[start RECORDS TO PROCESS]
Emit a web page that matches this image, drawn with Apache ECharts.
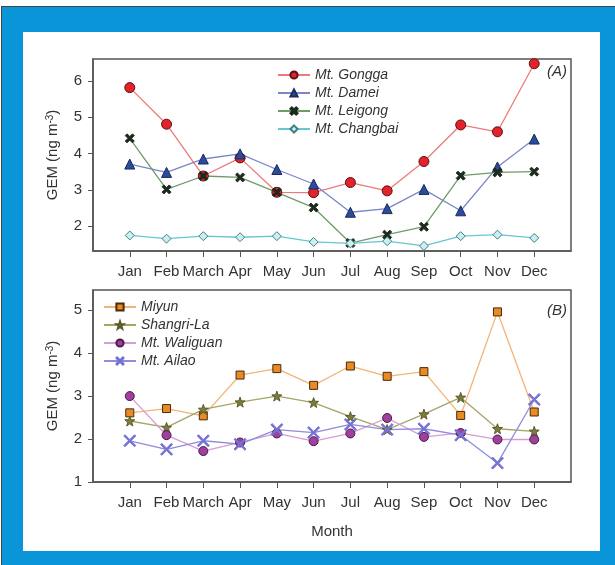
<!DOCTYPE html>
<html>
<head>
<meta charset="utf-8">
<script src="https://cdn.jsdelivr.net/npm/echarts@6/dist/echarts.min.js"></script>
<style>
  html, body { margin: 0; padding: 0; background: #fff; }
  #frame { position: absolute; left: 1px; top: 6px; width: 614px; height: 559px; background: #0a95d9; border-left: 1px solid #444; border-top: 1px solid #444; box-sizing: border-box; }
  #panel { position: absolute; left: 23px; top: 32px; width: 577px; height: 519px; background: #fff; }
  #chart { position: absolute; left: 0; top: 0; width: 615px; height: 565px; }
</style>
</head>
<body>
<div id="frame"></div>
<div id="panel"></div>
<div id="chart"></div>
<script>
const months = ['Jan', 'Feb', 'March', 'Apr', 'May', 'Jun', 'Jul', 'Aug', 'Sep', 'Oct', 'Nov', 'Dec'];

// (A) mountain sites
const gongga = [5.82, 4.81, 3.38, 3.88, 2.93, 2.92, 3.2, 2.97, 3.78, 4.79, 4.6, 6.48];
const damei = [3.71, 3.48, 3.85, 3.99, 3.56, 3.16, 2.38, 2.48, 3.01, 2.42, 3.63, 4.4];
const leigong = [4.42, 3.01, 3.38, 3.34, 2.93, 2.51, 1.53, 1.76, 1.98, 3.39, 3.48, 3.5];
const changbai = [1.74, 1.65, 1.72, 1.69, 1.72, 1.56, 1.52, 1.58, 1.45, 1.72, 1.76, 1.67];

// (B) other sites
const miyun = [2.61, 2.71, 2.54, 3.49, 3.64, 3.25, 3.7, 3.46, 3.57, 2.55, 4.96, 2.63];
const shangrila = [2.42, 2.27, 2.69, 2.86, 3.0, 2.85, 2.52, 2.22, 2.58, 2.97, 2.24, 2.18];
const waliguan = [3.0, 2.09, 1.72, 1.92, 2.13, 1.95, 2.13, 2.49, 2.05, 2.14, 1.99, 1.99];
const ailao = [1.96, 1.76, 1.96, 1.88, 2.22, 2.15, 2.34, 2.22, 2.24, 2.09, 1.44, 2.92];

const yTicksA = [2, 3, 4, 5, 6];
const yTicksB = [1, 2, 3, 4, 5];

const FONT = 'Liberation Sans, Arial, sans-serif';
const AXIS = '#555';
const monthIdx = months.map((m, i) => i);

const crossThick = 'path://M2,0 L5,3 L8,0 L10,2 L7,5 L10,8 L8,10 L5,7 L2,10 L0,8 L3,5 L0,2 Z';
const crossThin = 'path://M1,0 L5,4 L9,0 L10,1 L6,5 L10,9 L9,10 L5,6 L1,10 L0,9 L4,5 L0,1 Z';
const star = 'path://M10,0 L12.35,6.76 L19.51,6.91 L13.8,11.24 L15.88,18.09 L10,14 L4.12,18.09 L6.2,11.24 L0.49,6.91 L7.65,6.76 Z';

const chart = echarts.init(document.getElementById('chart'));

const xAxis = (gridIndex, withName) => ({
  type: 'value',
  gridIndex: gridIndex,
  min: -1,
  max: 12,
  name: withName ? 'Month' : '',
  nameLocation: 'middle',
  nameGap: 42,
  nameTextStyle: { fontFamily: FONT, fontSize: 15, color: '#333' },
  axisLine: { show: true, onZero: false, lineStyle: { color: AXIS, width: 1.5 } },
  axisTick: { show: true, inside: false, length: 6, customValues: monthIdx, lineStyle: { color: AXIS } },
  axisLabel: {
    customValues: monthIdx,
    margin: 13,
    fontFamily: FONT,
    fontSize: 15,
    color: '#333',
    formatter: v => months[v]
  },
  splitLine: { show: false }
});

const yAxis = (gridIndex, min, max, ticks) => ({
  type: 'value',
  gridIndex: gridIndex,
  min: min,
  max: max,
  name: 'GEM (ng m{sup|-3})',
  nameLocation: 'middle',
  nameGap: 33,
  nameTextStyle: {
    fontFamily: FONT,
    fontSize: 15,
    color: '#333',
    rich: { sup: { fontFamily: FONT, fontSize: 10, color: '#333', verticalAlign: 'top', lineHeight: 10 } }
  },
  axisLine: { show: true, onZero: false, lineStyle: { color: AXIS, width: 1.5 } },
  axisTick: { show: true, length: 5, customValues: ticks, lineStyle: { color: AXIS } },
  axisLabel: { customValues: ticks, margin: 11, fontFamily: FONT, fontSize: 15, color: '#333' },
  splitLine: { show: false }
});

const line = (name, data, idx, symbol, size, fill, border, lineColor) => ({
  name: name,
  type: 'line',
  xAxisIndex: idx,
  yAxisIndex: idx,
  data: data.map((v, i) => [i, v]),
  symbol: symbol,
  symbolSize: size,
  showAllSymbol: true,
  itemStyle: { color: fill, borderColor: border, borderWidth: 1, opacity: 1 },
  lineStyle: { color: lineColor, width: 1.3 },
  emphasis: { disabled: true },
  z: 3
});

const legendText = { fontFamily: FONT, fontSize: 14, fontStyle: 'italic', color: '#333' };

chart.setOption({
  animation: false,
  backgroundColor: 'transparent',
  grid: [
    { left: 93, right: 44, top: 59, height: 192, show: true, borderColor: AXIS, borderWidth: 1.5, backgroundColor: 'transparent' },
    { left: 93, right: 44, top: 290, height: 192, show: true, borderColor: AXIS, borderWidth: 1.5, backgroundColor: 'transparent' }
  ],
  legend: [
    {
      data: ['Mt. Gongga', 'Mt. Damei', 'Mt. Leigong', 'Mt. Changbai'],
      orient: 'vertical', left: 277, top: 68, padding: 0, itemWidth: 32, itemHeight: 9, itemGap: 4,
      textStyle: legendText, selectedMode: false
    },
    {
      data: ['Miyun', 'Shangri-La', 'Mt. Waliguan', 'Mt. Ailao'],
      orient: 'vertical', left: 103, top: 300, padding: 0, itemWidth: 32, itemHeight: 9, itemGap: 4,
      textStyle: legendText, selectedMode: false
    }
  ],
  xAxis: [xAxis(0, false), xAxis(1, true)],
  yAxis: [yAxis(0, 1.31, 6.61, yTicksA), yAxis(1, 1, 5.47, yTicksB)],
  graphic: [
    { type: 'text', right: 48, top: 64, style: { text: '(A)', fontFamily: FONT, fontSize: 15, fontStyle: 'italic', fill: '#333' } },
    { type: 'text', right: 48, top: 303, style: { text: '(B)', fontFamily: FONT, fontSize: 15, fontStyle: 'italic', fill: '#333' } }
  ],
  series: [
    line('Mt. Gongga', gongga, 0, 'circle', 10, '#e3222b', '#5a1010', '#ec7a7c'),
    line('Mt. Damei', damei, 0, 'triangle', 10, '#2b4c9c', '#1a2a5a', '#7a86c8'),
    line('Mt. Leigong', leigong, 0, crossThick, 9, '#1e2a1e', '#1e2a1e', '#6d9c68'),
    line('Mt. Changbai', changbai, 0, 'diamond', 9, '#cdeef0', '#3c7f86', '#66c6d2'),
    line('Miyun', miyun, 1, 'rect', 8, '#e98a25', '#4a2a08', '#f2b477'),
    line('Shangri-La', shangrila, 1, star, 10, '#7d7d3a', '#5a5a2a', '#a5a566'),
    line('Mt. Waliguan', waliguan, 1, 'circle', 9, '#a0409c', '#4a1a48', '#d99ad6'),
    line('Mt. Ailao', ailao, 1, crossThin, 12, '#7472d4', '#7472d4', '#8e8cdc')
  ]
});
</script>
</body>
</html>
[end RECORDS TO PROCESS]
[start RECORDS TO PROCESS]
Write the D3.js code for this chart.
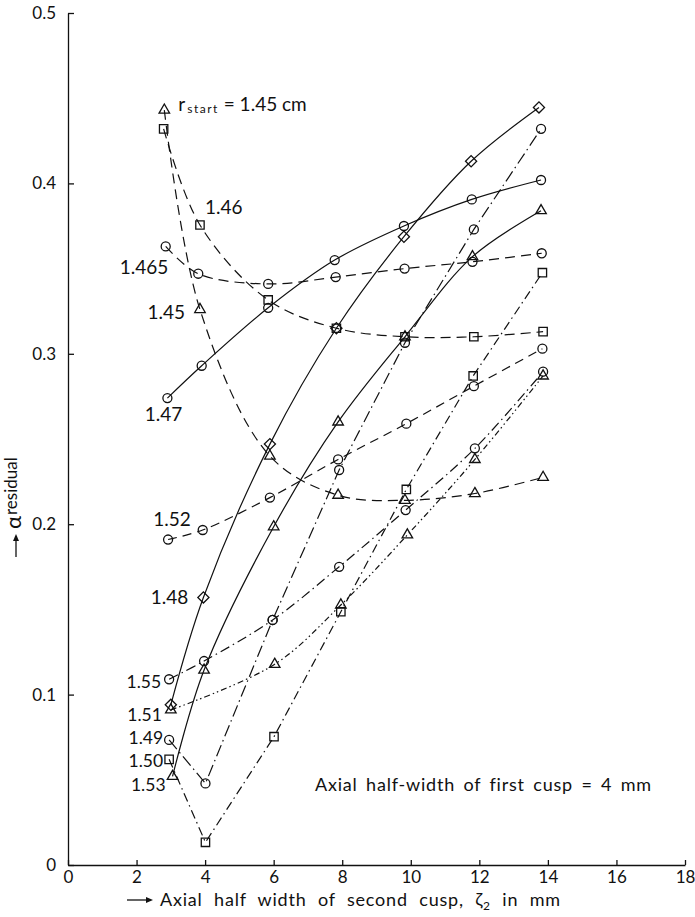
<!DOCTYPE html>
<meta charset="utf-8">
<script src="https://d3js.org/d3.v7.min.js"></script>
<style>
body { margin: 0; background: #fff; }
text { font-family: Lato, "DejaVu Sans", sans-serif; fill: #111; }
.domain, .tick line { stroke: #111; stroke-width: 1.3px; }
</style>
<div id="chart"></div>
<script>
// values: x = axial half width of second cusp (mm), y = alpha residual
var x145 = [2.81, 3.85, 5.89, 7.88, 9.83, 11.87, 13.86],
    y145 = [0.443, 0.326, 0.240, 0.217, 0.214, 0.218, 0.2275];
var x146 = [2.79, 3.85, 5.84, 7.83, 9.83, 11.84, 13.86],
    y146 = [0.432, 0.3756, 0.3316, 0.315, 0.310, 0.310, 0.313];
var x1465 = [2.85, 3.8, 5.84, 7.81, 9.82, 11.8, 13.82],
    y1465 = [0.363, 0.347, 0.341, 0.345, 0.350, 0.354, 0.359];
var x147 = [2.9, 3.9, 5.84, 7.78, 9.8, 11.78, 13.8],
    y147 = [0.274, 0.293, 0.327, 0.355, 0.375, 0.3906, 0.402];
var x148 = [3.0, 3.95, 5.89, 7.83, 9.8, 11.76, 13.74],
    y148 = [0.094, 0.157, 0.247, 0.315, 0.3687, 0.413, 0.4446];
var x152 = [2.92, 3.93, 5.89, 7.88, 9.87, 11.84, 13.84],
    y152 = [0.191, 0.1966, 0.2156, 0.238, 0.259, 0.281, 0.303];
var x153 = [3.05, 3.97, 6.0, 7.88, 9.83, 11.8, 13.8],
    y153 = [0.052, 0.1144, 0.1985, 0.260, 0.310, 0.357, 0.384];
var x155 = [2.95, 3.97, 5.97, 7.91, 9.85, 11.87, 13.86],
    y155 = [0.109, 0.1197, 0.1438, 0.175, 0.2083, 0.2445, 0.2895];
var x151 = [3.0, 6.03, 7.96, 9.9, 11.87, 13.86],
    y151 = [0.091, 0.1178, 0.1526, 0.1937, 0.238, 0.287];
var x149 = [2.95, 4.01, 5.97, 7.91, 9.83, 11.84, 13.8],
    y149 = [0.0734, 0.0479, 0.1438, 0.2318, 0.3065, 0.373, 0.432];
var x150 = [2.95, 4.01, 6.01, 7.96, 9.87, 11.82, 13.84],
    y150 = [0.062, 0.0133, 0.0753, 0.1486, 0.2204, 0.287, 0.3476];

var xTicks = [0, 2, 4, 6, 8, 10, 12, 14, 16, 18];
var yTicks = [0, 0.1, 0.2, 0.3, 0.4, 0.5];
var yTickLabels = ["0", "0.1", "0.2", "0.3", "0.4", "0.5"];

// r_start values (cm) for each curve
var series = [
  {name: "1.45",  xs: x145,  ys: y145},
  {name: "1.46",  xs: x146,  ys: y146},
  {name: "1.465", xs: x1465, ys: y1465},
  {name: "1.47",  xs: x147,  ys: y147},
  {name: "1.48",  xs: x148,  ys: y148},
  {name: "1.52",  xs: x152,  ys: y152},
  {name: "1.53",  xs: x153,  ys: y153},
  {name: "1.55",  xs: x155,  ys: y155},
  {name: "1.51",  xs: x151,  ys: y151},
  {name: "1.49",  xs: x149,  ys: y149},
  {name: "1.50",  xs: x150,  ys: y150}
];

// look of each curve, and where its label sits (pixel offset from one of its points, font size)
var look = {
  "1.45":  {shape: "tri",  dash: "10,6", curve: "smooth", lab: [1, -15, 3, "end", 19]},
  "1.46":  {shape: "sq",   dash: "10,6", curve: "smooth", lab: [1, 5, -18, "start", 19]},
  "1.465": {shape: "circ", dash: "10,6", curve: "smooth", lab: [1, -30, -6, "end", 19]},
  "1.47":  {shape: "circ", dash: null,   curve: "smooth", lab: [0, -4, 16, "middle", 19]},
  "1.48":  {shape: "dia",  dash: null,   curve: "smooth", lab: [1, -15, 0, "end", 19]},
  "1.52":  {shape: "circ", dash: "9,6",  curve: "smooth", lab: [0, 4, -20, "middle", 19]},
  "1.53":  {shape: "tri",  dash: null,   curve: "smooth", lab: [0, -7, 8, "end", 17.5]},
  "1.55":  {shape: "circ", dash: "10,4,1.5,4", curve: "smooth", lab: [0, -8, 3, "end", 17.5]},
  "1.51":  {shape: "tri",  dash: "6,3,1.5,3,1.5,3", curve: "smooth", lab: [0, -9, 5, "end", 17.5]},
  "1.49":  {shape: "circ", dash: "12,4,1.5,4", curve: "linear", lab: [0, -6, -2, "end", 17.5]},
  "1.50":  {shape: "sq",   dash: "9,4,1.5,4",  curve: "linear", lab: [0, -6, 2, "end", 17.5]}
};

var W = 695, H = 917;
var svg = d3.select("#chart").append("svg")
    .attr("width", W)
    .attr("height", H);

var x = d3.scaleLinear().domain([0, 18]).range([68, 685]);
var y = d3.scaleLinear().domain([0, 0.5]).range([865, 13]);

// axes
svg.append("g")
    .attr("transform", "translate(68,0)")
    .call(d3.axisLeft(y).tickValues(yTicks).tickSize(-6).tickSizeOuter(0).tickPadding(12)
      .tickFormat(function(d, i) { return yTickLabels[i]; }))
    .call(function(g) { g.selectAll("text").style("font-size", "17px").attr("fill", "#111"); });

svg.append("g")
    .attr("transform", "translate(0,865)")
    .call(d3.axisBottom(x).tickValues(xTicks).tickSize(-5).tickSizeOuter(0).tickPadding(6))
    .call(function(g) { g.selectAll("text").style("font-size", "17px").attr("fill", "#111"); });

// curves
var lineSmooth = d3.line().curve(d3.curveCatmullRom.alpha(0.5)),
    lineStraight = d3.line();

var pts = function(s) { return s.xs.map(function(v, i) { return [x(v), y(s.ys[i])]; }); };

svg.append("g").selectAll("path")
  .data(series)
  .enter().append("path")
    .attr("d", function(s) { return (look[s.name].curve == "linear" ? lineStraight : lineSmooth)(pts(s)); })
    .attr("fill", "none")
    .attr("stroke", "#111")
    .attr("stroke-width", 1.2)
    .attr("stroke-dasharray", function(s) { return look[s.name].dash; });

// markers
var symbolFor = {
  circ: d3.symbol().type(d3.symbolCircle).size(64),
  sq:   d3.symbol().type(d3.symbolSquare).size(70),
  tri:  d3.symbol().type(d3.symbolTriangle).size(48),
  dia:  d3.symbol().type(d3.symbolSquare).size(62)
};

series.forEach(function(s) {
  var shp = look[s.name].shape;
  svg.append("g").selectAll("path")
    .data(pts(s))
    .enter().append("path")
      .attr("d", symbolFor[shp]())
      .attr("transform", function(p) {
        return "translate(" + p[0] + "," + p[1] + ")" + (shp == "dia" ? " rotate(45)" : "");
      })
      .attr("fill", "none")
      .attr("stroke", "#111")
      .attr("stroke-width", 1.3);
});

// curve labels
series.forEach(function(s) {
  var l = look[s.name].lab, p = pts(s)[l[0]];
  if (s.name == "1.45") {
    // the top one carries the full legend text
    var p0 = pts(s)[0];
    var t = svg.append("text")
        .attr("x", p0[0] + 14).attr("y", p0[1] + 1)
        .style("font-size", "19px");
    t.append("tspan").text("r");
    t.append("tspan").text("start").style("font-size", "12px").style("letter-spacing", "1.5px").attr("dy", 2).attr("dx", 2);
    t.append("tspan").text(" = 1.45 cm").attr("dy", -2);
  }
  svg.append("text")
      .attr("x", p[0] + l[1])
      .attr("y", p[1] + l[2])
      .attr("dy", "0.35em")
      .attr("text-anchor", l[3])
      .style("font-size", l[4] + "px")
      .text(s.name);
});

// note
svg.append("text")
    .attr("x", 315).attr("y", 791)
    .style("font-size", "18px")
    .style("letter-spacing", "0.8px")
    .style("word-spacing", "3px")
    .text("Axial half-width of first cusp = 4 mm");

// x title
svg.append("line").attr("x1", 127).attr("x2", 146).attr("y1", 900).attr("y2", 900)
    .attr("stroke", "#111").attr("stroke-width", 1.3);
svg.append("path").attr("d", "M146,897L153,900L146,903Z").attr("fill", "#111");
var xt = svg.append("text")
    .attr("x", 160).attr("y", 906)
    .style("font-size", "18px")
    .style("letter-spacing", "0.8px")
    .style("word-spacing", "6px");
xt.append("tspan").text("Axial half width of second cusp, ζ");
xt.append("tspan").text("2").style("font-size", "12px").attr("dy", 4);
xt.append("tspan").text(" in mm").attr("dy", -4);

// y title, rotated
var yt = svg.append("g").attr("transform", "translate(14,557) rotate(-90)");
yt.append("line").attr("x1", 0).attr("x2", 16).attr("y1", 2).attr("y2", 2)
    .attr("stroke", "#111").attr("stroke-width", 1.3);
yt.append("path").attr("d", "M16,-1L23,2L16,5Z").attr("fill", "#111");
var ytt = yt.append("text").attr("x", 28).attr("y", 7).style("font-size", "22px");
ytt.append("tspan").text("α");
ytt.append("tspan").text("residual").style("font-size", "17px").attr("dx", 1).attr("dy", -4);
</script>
[end RECORDS TO PROCESS]
◆ STATED GOAL:
Above are some entries; copy exactly the lines from the line with "Emit a web page" through the line with "const monthIdx = months.map((m, i) => i);", both included, but none of the pictures.

◆ OUTPUT FOR THIS EXERCISE:
Emit a web page that matches this image, drawn with Apache ECharts.
<!DOCTYPE html>
<html>
<head>
<meta charset="utf-8">
<script src="https://cdn.jsdelivr.net/npm/echarts@6/dist/echarts.min.js"></script>
<style>
  html, body { margin: 0; padding: 0; background: #fff; }
  #frame { position: absolute; left: 1px; top: 6px; width: 614px; height: 559px; background: #0a95d9; border-left: 1px solid #444; border-top: 1px solid #444; box-sizing: border-box; }
  #panel { position: absolute; left: 23px; top: 32px; width: 577px; height: 519px; background: #fff; }
  #chart { position: absolute; left: 0; top: 0; width: 615px; height: 565px; }
</style>
</head>
<body>
<div id="frame"></div>
<div id="panel"></div>
<div id="chart"></div>
<script>
const months = ['Jan', 'Feb', 'March', 'Apr', 'May', 'Jun', 'Jul', 'Aug', 'Sep', 'Oct', 'Nov', 'Dec'];

// (A) mountain sites
const gongga = [5.82, 4.81, 3.38, 3.88, 2.93, 2.92, 3.2, 2.97, 3.78, 4.79, 4.6, 6.48];
const damei = [3.71, 3.48, 3.85, 3.99, 3.56, 3.16, 2.38, 2.48, 3.01, 2.42, 3.63, 4.4];
const leigong = [4.42, 3.01, 3.38, 3.34, 2.93, 2.51, 1.53, 1.76, 1.98, 3.39, 3.48, 3.5];
const changbai = [1.74, 1.65, 1.72, 1.69, 1.72, 1.56, 1.52, 1.58, 1.45, 1.72, 1.76, 1.67];

// (B) other sites
const miyun = [2.61, 2.71, 2.54, 3.49, 3.64, 3.25, 3.7, 3.46, 3.57, 2.55, 4.96, 2.63];
const shangrila = [2.42, 2.27, 2.69, 2.86, 3.0, 2.85, 2.52, 2.22, 2.58, 2.97, 2.24, 2.18];
const waliguan = [3.0, 2.09, 1.72, 1.92, 2.13, 1.95, 2.13, 2.49, 2.05, 2.14, 1.99, 1.99];
const ailao = [1.96, 1.76, 1.96, 1.88, 2.22, 2.15, 2.34, 2.22, 2.24, 2.09, 1.44, 2.92];

const yTicksA = [2, 3, 4, 5, 6];
const yTicksB = [1, 2, 3, 4, 5];

const FONT = 'Liberation Sans, Arial, sans-serif';
const AXIS = '#555';
const monthIdx = months.map((m, i) => i);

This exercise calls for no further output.